Proof of center of $GL(2,\mathbb R)$

Question

I'm examining a proof that: $Z\bigl(GL(2,\mathbb R)\bigr)= \left\{ \pmatrix{ a & 0 \\ 0 & a } \,\middle|\, a \in \mathbb R\setminus\{0\} \right\} $, where $Z$ denotes the center of the general linear group $GL(2,\mathbb R)$.

I have one question on part of this proof:

Suppose we have a matrix of the form $aI$ where $I$ is the $2 \times 2$ identity matrix, then for any $A \in GL(2,\mathbb R)$:

$(aI)A=aA=Aa=A(aI)$*

Therefore such a matrix lies in $Z(GL(2,\mathbb R))$.

Why at * can we assume $aA=Aa$? Is it because $a$ is the identity matrix and $A$ is invertible so these properties imply multiplicative commutativity?

Sorry if this is a trivial question but help would be great!

Answer 1

Actually, $Aa$ is not a good choice of notation, but if you want to use it, I suggest that you define $Aa$ as being equal to $aA$.

Anyway, observe that both $(a\operatorname{Id})A$ and $A(a\operatorname{Id})$ are equal to $aA$.

Answer 2

This follows from the fact that $a$ is a scalar (not the identity matrix).

Answer 3

I agree with Jose that we should not think about scalar multiplication from the left and scalar multiplication from the right - there is only one scalar multiplication.

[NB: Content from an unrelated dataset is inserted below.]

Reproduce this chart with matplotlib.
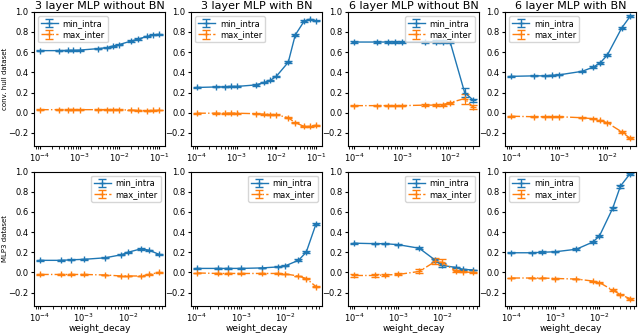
import matplotlib
matplotlib.use("Agg")
import matplotlib.pyplot as plt
import numpy as np

# weight decay grids
wd_top3 = [1e-4, 3e-4, 5e-4, 7e-4, 1e-3, 3e-3, 5e-3, 7e-3, 1e-2, 2e-2, 3e-2, 5e-2, 7e-2, 1e-1]
wd_top6 = [1e-4, 3e-4, 5e-4, 7e-4, 1e-3, 3e-3, 5e-3, 7e-3, 1e-2, 2e-2, 3e-2]
wd_bot = [1e-4, 3e-4, 5e-4, 1e-3, 3e-3, 7e-3, 1e-2, 2e-2, 3e-2, 5e-2]

titles = ["3 layer MLP without BN", "3 layer MLP with BN",
          "6 layer MLP without BN", "6 layer MLP with BN"]
row_labels = ["conv. hull dataset", "MLP3 dataset"]

# conv. hull dataset
ch3_intra = [0.615, 0.615, 0.617, 0.618, 0.62, 0.635, 0.645, 0.66, 0.675, 0.71, 0.73, 0.755, 0.77, 0.775]
ch3_intra_err = [0.006, 0.005, 0.005, 0.005, 0.005, 0.006, 0.006, 0.005, 0.006, 0.006, 0.006, 0.005, 0.005, 0.005]
ch3_inter = [0.03, 0.03, 0.03, 0.03, 0.03, 0.03, 0.03, 0.03, 0.03, 0.025, 0.022, 0.02, 0.022, 0.025]
ch3_inter_err = [0.003, 0.003, 0.003, 0.003, 0.003, 0.003, 0.003, 0.003, 0.003, 0.003, 0.003, 0.003, 0.003, 0.003]

ch3bn_intra = [0.25, 0.255, 0.255, 0.26, 0.26, 0.275, 0.30, 0.32, 0.36, 0.50, 0.77, 0.905, 0.925, 0.91]
ch3bn_intra_err = [0.006, 0.005, 0.005, 0.005, 0.005, 0.006, 0.006, 0.006, 0.008, 0.01, 0.012, 0.01, 0.008, 0.006]
ch3bn_inter = [-0.005, -0.005, -0.005, -0.005, -0.005, -0.01, -0.015, -0.018, -0.02, -0.05, -0.10, -0.135, -0.135, -0.125]
ch3bn_inter_err = [0.003, 0.003, 0.003, 0.003, 0.003, 0.003, 0.003, 0.003, 0.004, 0.005, 0.006, 0.005, 0.004, 0.004]

ch6_intra = [0.70, 0.70, 0.70, 0.70, 0.70, 0.70, 0.705, 0.705, 0.70, 0.20, 0.125]
ch6_intra_err = [0.008, 0.01, 0.01, 0.01, 0.01, 0.01, 0.012, 0.012, 0.012, 0.045, 0.015]
ch6_inter = [0.07, 0.07, 0.07, 0.07, 0.07, 0.075, 0.075, 0.08, 0.10, 0.14, 0.055]
ch6_inter_err = [0.008, 0.008, 0.008, 0.008, 0.008, 0.008, 0.008, 0.01, 0.01, 0.05, 0.02]

ch6bn_intra = [0.36, 0.365, 0.365, 0.37, 0.375, 0.41, 0.45, 0.49, 0.57, 0.84, 0.955]
ch6bn_intra_err = [0.005, 0.005, 0.005, 0.005, 0.005, 0.008, 0.01, 0.012, 0.012, 0.01, 0.008]
ch6bn_inter = [-0.035, -0.04, -0.04, -0.04, -0.04, -0.05, -0.06, -0.075, -0.10, -0.19, -0.255]
ch6bn_inter_err = [0.003, 0.003, 0.003, 0.003, 0.003, 0.004, 0.004, 0.005, 0.006, 0.01, 0.01]

# MLP3 dataset
m3_intra = [0.12, 0.12, 0.125, 0.13, 0.145, 0.175, 0.20, 0.235, 0.22, 0.18]
m3_intra_err = [0.006, 0.006, 0.005, 0.005, 0.005, 0.006, 0.006, 0.008, 0.006, 0.006]
m3_inter = [-0.02, -0.02, -0.02, -0.02, -0.025, -0.035, -0.035, -0.035, -0.02, 0.0]
m3_inter_err = [0.003, 0.003, 0.003, 0.003, 0.003, 0.003, 0.003, 0.003, 0.004, 0.003]

m3bn_intra = [0.04, 0.04, 0.04, 0.04, 0.045, 0.055, 0.065, 0.12, 0.20, 0.48]
m3bn_intra_err = [0.004, 0.004, 0.004, 0.004, 0.004, 0.005, 0.006, 0.01, 0.012, 0.012]
m3bn_inter = [-0.005, -0.01, -0.01, -0.01, -0.01, -0.01, -0.015, -0.035, -0.06, -0.14]
m3bn_inter_err = [0.003, 0.003, 0.003, 0.003, 0.003, 0.003, 0.003, 0.004, 0.006, 0.008]

m6_intra = [0.29, 0.285, 0.285, 0.275, 0.24, 0.12, 0.07, 0.05, 0.03, 0.025]
m6_intra_err = [0.005, 0.005, 0.005, 0.006, 0.012, 0.015, 0.02, 0.008, 0.005, 0.004]
m6_inter = [-0.03, -0.03, -0.025, -0.02, 0.01, 0.11, 0.10, 0.015, 0.005, 0.0]
m6_inter_err = [0.012, 0.012, 0.012, 0.01, 0.02, 0.03, 0.03, 0.01, 0.005, 0.004]

m6bn_intra = [0.195, 0.195, 0.20, 0.205, 0.23, 0.30, 0.36, 0.635, 0.855, 0.98]
m6bn_intra_err = [0.005, 0.005, 0.008, 0.006, 0.008, 0.01, 0.012, 0.015, 0.015, 0.01]
m6bn_inter = [-0.055, -0.055, -0.055, -0.06, -0.065, -0.085, -0.10, -0.175, -0.22, -0.26]
m6bn_inter_err = [0.003, 0.003, 0.003, 0.003, 0.004, 0.005, 0.006, 0.008, 0.008, 0.008]

panels = [
    [(wd_top3, ch3_intra, ch3_intra_err, ch3_inter, ch3_inter_err),
     (wd_top3, ch3bn_intra, ch3bn_intra_err, ch3bn_inter, ch3bn_inter_err),
     (wd_top6, ch6_intra, ch6_intra_err, ch6_inter, ch6_inter_err),
     (wd_top6, ch6bn_intra, ch6bn_intra_err, ch6bn_inter, ch6bn_inter_err)],
    [(wd_bot, m3_intra, m3_intra_err, m3_inter, m3_inter_err),
     (wd_bot, m3bn_intra, m3bn_intra_err, m3bn_inter, m3bn_inter_err),
     (wd_bot, m6_intra, m6_intra_err, m6_inter, m6_inter_err),
     (wd_bot, m6bn_intra, m6bn_intra_err, m6bn_inter, m6bn_inter_err)],
]
legend_locs = [["upper left", "upper left", "upper right", "upper left"],
               ["upper right", "upper right", "upper right", "upper left"]]

fig, axes = plt.subplots(2, 4, figsize=(6.4, 3.36), dpi=100)
fig.subplots_adjust(left=0.053, right=0.994, top=0.965, bottom=0.09, wspace=0.2, hspace=0.19)

for r in range(2):
    for c in range(4):
        ax = axes[r, c]
        x, yi, ei, yo, eo = panels[r][c]
        ax.errorbar(x, yi, yerr=ei, marker='+', markersize=4, linewidth=1.0,
                    capsize=3, elinewidth=0.8, label='min_intra', color='C0')
        ax.errorbar(x, yo, yerr=eo, marker='+', markersize=4, linewidth=1.0, linestyle='-.',
                    capsize=3, elinewidth=0.8, label='max_inter', color='C1')
        ax.set_xscale('log')
        ax.set_ylim(-0.33, 1.0)
        ax.set_yticks([-0.2, 0.0, 0.2, 0.4, 0.6, 0.8, 1.0])
        ax.tick_params(labelsize=6, length=2.5, pad=1.5)
        ax.legend(loc=legend_locs[r][c], fontsize=6, handlelength=2.0, borderpad=0.35,
                  labelspacing=0.3, handletextpad=0.6)
        if r == 0:
            ax.set_title(titles[c], fontsize=8, pad=2)
        else:
            ax.set_xlabel('weight_decay', fontsize=6.5, labelpad=0.5)
        if c == 0:
            ax.set_ylabel(row_labels[r], fontsize=5)
            ax.yaxis.set_label_coords(-0.2, 0.5)

fig.savefig('out.png', dpi=100)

This scalar multiplication (which I will write on the left) does however have the following very useful property (relation to matrix multiplication):

$$(aA)B = a(AB) = A(aB)$$

For all matrices $A, B$, regardless of whether they commute. Using this and combining it with $IX = XI$ for all $X$ you get your answer:

$$(aI)A = I(aA) = (aA)I = A(aI)$$

where the outer two equalities ar instances of the 'useful property' of scalar multiplication and the inner equality is just $I$ commuting with everything.